Usurpation d’identité : "J’ai écrit un courrier au président de la République"
Aujourd’hui, pourtant, Sophie se trouve dans l’impasse et continue de tout faire pour régler la situation. Elle affirme ne s’être "pas du tout" sentie aidée dans ses démarches : "J’ai envoyé plus d’une centaine de recommandés et je ne les ai pas envoyés à un cabinet d’huissiers, je les ai envoyés aux tribunaux, à tous les préfets de police possible… À des endroits où ils doivent, normalement, s’occuper de cela". Elle a toutes les preuves, tous les papiers pour prouver la vente de 2015, mais elle confie ne plus savoir "quoi faire" de plus : "Le mois dernier j’ai écrit un courrier au président de la République. J’ai eu une réponse disant qu’ils avaient bien pris en compte ma demande".

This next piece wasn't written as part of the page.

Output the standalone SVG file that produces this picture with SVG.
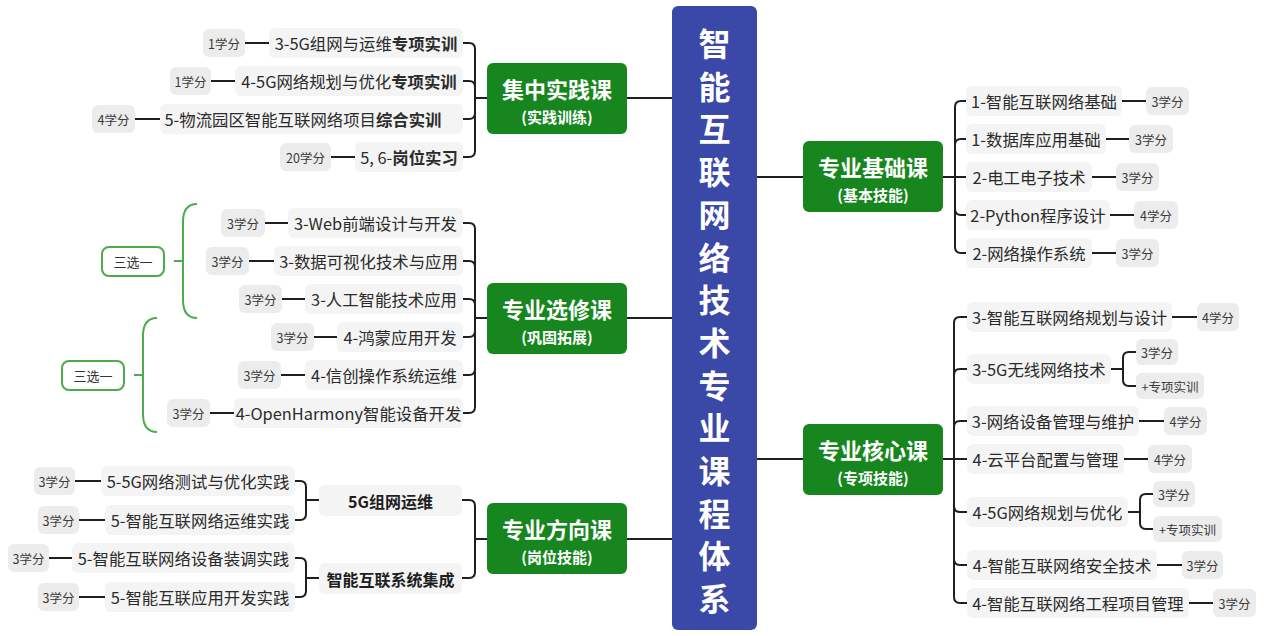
<svg xmlns="http://www.w3.org/2000/svg" width="1268" height="636" viewBox="0 0 1268 636">
<style>
text{font-family:"Noto Sans CJK SC","Noto Sans",sans-serif;dominant-baseline:central}
.leaf rect{fill:#f4f4f4}
.leaf text{font-size:16.4px;fill:#2b2b2b;text-anchor:middle}
.pill rect{fill:#ececec}
.pill text{font-size:12.5px;fill:#3a3a3a;text-anchor:middle}
.cat rect{fill:#17861e}
.cat text{fill:#fff;font-weight:bold;text-anchor:middle}
.cat .t1{font-size:22px}
.cat .t2{font-size:15px}
.sub rect{fill:#f4f4f4}
.sub text{font-size:16px;font-weight:bold;fill:#1e1e1e;text-anchor:middle}
.sum rect{fill:#fff;stroke:#4cab4f;stroke-width:2}
.sum text{font-size:13px;fill:#333;text-anchor:middle}
.conn path{fill:none;stroke:#1f1f1f;stroke-width:2}
.brace path{fill:none;stroke:#4cab4f;stroke-width:2}
</style>

<g id="connectors" class="conn">
<path d="M627 98H672M627 318H672M627 539H672M757 177H803M757 459H803"/>
<path d="M487 98H475M475 98V49Q475 43 469 43H463M475 98V87Q475 81 469 81H463M475 98V113Q475 119 469 119H463M475 98V151Q475 157 469 157H463"/>
<path d="M245 43H269M211 81H235M135 119H160M331 157H355"/>
<path d="M487 318H475M475 318V229Q475 223 469 223H463M475 318V267Q475 261 469 261H463M475 318V305Q475 299 469 299H463M475 318V331Q475 337 469 337H463M475 318V369Q475 375 469 375H463M475 318V407Q475 413 469 413H463"/>
<path d="M265 223H288M249 261H274M282 299H305M314 337H337M281 375H305M210 413H234"/>
<path d="M487 539H475M475 539V506Q475 500 469 500H462M475 539V572Q475 578 469 578H462"/>
<path d="M319 500H306M306 500V487Q306 481 300 481H295M306 500V514Q306 520 300 520H295"/>
<path d="M319 578H306M306 578V564Q306 558 300 558H295M306 578V591Q306 597 300 597H295"/>
<path d="M75 481H101M79 520H105M49 558H72M79 597H105"/>
<path d="M943 177H955M955 177V107Q955 101 961 101H966M955 177V145Q955 139 961 139H966M955 177H966M955 177V209Q955 215 961 215H966M955 177V247Q955 253 961 253H966"/>
<path d="M1122 101H1146M1106 139H1129M1092 177H1116M1110 215H1134M1092 253H1116"/>
<path d="M943 459H954M954 459V323Q954 317 960 317H967M954 459V375Q954 369 960 369H967M954 459V427Q954 421 960 421H967M954 459H967M954 459V506Q954 512 960 512H967M954 459V559Q954 565 960 565H967M954 459V597Q954 603 960 603H967"/>
<path d="M1172 317H1197M1139 421H1164M1124 459H1148M1157 565H1182M1189 603H1213"/>
<path d="M1111 369H1123M1123 369V358Q1123 352 1129 352H1136M1123 369V380Q1123 386 1129 386H1136"/>
<path d="M1128 512H1140M1140 512V500Q1140 494 1146 494H1153M1140 512V523Q1140 529 1146 529H1153"/>
</g>

<g id="braces" class="brace">
<path d="M197 204C188 204 183 209 183 222V300C183 313 188 318 197 318M174 261H183"/>
<path d="M157 318C148 318 143 323 143 336V414C143 427 148 432 157 432M134 375H143"/>
</g>

<g id="title">
<rect x="672" y="6" width="85" height="624" rx="6" fill="#3a48a8"/>
<g fill="#fff" font-size="32" font-weight="bold" text-anchor="middle">
<text x="714.5" y="42">智</text>
<text x="714.5" y="84.7">能</text>
<text x="714.5" y="127.4">互</text>
<text x="714.5" y="170.1">联</text>
<text x="714.5" y="212.8">网</text>
<text x="714.5" y="255.5">络</text>
<text x="714.5" y="298.2">技</text>
<text x="714.5" y="340.9">术</text>
<text x="714.5" y="383.6">专</text>
<text x="714.5" y="426.3">业</text>
<text x="714.5" y="469">课</text>
<text x="714.5" y="511.7">程</text>
<text x="714.5" y="554.4">体</text>
<text x="714.5" y="597.1">系</text>
</g>
</g>

<g id="cat-jizhong" class="cat"><rect x="487" y="63" width="140" height="71" rx="6"/><text class="t1" x="557" y="88">集中实践课</text><text class="t2" x="557" y="116">(实践训练)</text></g>
<g id="cat-xuanxiu" class="cat"><rect x="487" y="283" width="140" height="71" rx="6"/><text class="t1" x="557" y="308">专业选修课</text><text class="t2" x="557" y="336">(巩固拓展)</text></g>
<g id="cat-fangxiang" class="cat"><rect x="487" y="503" width="140" height="71" rx="6"/><text class="t1" x="557" y="528">专业方向课</text><text class="t2" x="557" y="556">(岗位技能)</text></g>
<g id="cat-jichu" class="cat"><rect x="803" y="141" width="140" height="71" rx="6"/><text class="t1" x="873" y="166">专业基础课</text><text class="t2" x="873" y="194">(基本技能)</text></g>
<g id="cat-hexin" class="cat"><rect x="803" y="424" width="140" height="71" rx="6"/><text class="t1" x="873" y="449">专业核心课</text><text class="t2" x="873" y="477">(专项技能)</text></g>

<g id="jz1" class="leaf"><rect x="269" y="28" width="194" height="30" rx="6"/><text x="366" y="43">3-5G组网与运维<tspan font-weight="bold">专项实训</tspan></text></g>
<g id="jz1c" class="pill"><rect x="203" y="29" width="42" height="28" rx="6"/><text x="224" y="43">1学分</text></g>
<g id="jz2" class="leaf"><rect x="235" y="66" width="228" height="30" rx="6"/><text x="349" y="81">4-5G网络规划与优化<tspan font-weight="bold">专项实训</tspan></text></g>
<g id="jz2c" class="pill"><rect x="170" y="67" width="41" height="28" rx="6"/><text x="190.5" y="81">1学分</text></g>
<g id="jz3" class="leaf"><rect x="160" y="104" width="303" height="30" rx="6"/><text x="303" y="119">5-物流园区智能互联网络项目<tspan font-weight="bold">综合实训</tspan></text></g>
<g id="jz3c" class="pill"><rect x="92" y="105" width="43" height="28" rx="6"/><text x="113.5" y="119">4学分</text></g>
<g id="jz4" class="leaf"><rect x="355" y="142" width="108" height="30" rx="6"/><text x="409" y="157">5, 6-<tspan font-weight="bold">岗位实习</tspan></text></g>
<g id="jz4c" class="pill"><rect x="280" y="143" width="51" height="28" rx="6"/><text x="305.5" y="157">20学分</text></g>

<g id="xx1" class="leaf"><rect x="288" y="208" width="175" height="30" rx="6"/><text x="375.5" y="223">3-Web前端设计与开发</text></g>
<g id="xx1c" class="pill"><rect x="221" y="209" width="44" height="28" rx="6"/><text x="243" y="223">3学分</text></g>
<g id="xx2" class="leaf"><rect x="274" y="246" width="189" height="30" rx="6"/><text x="368.5" y="261">3-数据可视化技术与应用</text></g>
<g id="xx2c" class="pill"><rect x="206" y="247" width="43" height="28" rx="6"/><text x="227.5" y="261">3学分</text></g>
<g id="xx3" class="leaf"><rect x="305" y="284" width="158" height="30" rx="6"/><text x="384" y="299">3-人工智能技术应用</text></g>
<g id="xx3c" class="pill"><rect x="239" y="285" width="43" height="28" rx="6"/><text x="260.5" y="299">3学分</text></g>
<g id="xx4" class="leaf"><rect x="337" y="322" width="126" height="30" rx="6"/><text x="400" y="337">4-鸿蒙应用开发</text></g>
<g id="xx4c" class="pill"><rect x="271" y="323" width="43" height="28" rx="6"/><text x="292.5" y="337">3学分</text></g>
<g id="xx5" class="leaf"><rect x="305" y="360" width="158" height="30" rx="6"/><text x="384" y="375">4-信创操作系统运维</text></g>
<g id="xx5c" class="pill"><rect x="238" y="361" width="43" height="28" rx="6"/><text x="259.5" y="375">3学分</text></g>
<g id="xx6" class="leaf"><rect x="234" y="398" width="229" height="30" rx="6"/><text x="348.5" y="413">4-OpenHarmony智能设备开发</text></g>
<g id="xx6c" class="pill"><rect x="167" y="399" width="43" height="28" rx="6"/><text x="188.5" y="413">3学分</text></g>

<g id="sum1" class="sum"><rect x="102" y="247" width="62" height="29" rx="7"/><text x="133" y="261.5">三选一</text></g>
<g id="sum2" class="sum"><rect x="62" y="361" width="62" height="29" rx="7"/><text x="93" y="375.5">三选一</text></g>

<g id="fx-a" class="sub"><rect x="319" y="485" width="143" height="31" rx="6"/><text x="390.5" y="500.5">5G组网运维</text></g>
<g id="fx-b" class="sub"><rect x="319" y="563" width="143" height="31" rx="6"/><text x="390.5" y="578.5">智能互联系统集成</text></g>
<g id="fxa1" class="leaf"><rect x="101" y="466" width="194" height="30" rx="6"/><text x="198" y="481">5-5G网络测试与优化实践</text></g>
<g id="fxa1c" class="pill"><rect x="34" y="467" width="41" height="28" rx="6"/><text x="54.5" y="481">3学分</text></g>
<g id="fxa2" class="leaf"><rect x="105" y="505" width="190" height="30" rx="6"/><text x="200" y="520">5-智能互联网络运维实践</text></g>
<g id="fxa2c" class="pill"><rect x="38" y="506" width="41" height="28" rx="6"/><text x="58.5" y="520">3学分</text></g>
<g id="fxb1" class="leaf"><rect x="72" y="543" width="223" height="30" rx="6"/><text x="183.5" y="558">5-智能互联网络设备装调实践</text></g>
<g id="fxb1c" class="pill"><rect x="8" y="544" width="41" height="28" rx="6"/><text x="28.5" y="558">3学分</text></g>
<g id="fxb2" class="leaf"><rect x="105" y="582" width="190" height="30" rx="6"/><text x="200" y="597">5-智能互联应用开发实践</text></g>
<g id="fxb2c" class="pill"><rect x="38" y="583" width="41" height="28" rx="6"/><text x="58.5" y="597">3学分</text></g>

<g id="jc1" class="leaf"><rect x="966" y="86" width="156" height="30" rx="6"/><text x="1044" y="101">1-智能互联网络基础</text></g>
<g id="jc1c" class="pill"><rect x="1146" y="87" width="43" height="28" rx="6"/><text x="1167.5" y="101">3学分</text></g>
<g id="jc2" class="leaf"><rect x="966" y="124" width="140" height="30" rx="6"/><text x="1036" y="139">1-数据库应用基础</text></g>
<g id="jc2c" class="pill"><rect x="1129" y="125" width="44" height="28" rx="6"/><text x="1151" y="139">3学分</text></g>
<g id="jc3" class="leaf"><rect x="966" y="162" width="126" height="30" rx="6"/><text x="1029" y="177">2-电工电子技术</text></g>
<g id="jc3c" class="pill"><rect x="1116" y="163" width="43" height="28" rx="6"/><text x="1137.5" y="177">3学分</text></g>
<g id="jc4" class="leaf"><rect x="966" y="200" width="144" height="30" rx="6"/><text x="1038" y="215">2-Python程序设计</text></g>
<g id="jc4c" class="pill"><rect x="1134" y="201" width="44" height="28" rx="6"/><text x="1156" y="215">4学分</text></g>
<g id="jc5" class="leaf"><rect x="966" y="238" width="126" height="30" rx="6"/><text x="1029" y="253">2-网络操作系统</text></g>
<g id="jc5c" class="pill"><rect x="1116" y="239" width="43" height="28" rx="6"/><text x="1137.5" y="253">3学分</text></g>

<g id="hx1" class="leaf"><rect x="967" y="302" width="205" height="30" rx="6"/><text x="1069.5" y="317">3-智能互联网络规划与设计</text></g>
<g id="hx1c" class="pill"><rect x="1197" y="303" width="42" height="28" rx="6"/><text x="1218" y="317">4学分</text></g>
<g id="hx2" class="leaf"><rect x="967" y="354" width="144" height="30" rx="6"/><text x="1039" y="369">3-5G无线网络技术</text></g>
<g id="hx2a" class="pill"><rect x="1136" y="339" width="42" height="26" rx="6"/><text x="1157" y="352">3学分</text></g>
<g id="hx2b" class="pill"><rect x="1136" y="373" width="68" height="26" rx="6"/><text x="1170" y="386">+专项实训</text></g>
<g id="hx3" class="leaf"><rect x="967" y="406" width="172" height="30" rx="6"/><text x="1053" y="421">3-网络设备管理与维护</text></g>
<g id="hx3c" class="pill"><rect x="1164" y="407" width="43" height="28" rx="6"/><text x="1185.5" y="421">4学分</text></g>
<g id="hx4" class="leaf"><rect x="967" y="444" width="157" height="30" rx="6"/><text x="1045.5" y="459">4-云平台配置与管理</text></g>
<g id="hx4c" class="pill"><rect x="1148" y="445" width="44" height="28" rx="6"/><text x="1170" y="459">4学分</text></g>
<g id="hx5" class="leaf"><rect x="967" y="497" width="161" height="30" rx="6"/><text x="1047.5" y="512">4-5G网络规划与优化</text></g>
<g id="hx5a" class="pill"><rect x="1153" y="481" width="42" height="26" rx="6"/><text x="1174" y="494">3学分</text></g>
<g id="hx5b" class="pill"><rect x="1153" y="516" width="69" height="26" rx="6"/><text x="1187.5" y="529">+专项实训</text></g>
<g id="hx6" class="leaf"><rect x="967" y="550" width="190" height="30" rx="6"/><text x="1062" y="565">4-智能互联网络安全技术</text></g>
<g id="hx6c" class="pill"><rect x="1182" y="551" width="41" height="28" rx="6"/><text x="1202.5" y="565">3学分</text></g>
<g id="hx7" class="leaf"><rect x="967" y="588" width="222" height="30" rx="6"/><text x="1078" y="603">4-智能互联网络工程项目管理</text></g>
<g id="hx7c" class="pill"><rect x="1213" y="589" width="43" height="28" rx="6"/><text x="1234.5" y="603">3学分</text></g>
</svg>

Quatre ans après avoir vendu sa voiture, elle estime que "ce n’est pas normal" qu’elle soit encore poursuivie pour ces amendes dont elle n’est pas responsable. "Je suis quelqu’un de tout à fait en règle, j’envoie tous les papiers, je ne comprends pas qu'on me laisse comme ça. J’envoie sa carte d’identité, son adresse, ils ont tout, les papiers de vente… Pourquoi ils ne vont pas la poursuivre, pourquoi ils continuent de me poursuivre ?", s’interroge Sophie. "Quand ils font des mainlevées, ils ne la poursuivent pas derrière pour obtenir l’argent. Elle fait tout ça et elle n’est aucunement poursuivie, c’est complètement injuste", ajoute la jeune femme. "Je sais qu’il y a plus grave, que la santé c’est le plus important", tempère Sophie, mais elle ne compte pas arrêter de se battre tant qu’elle n’aura pas obtenu gain de cause.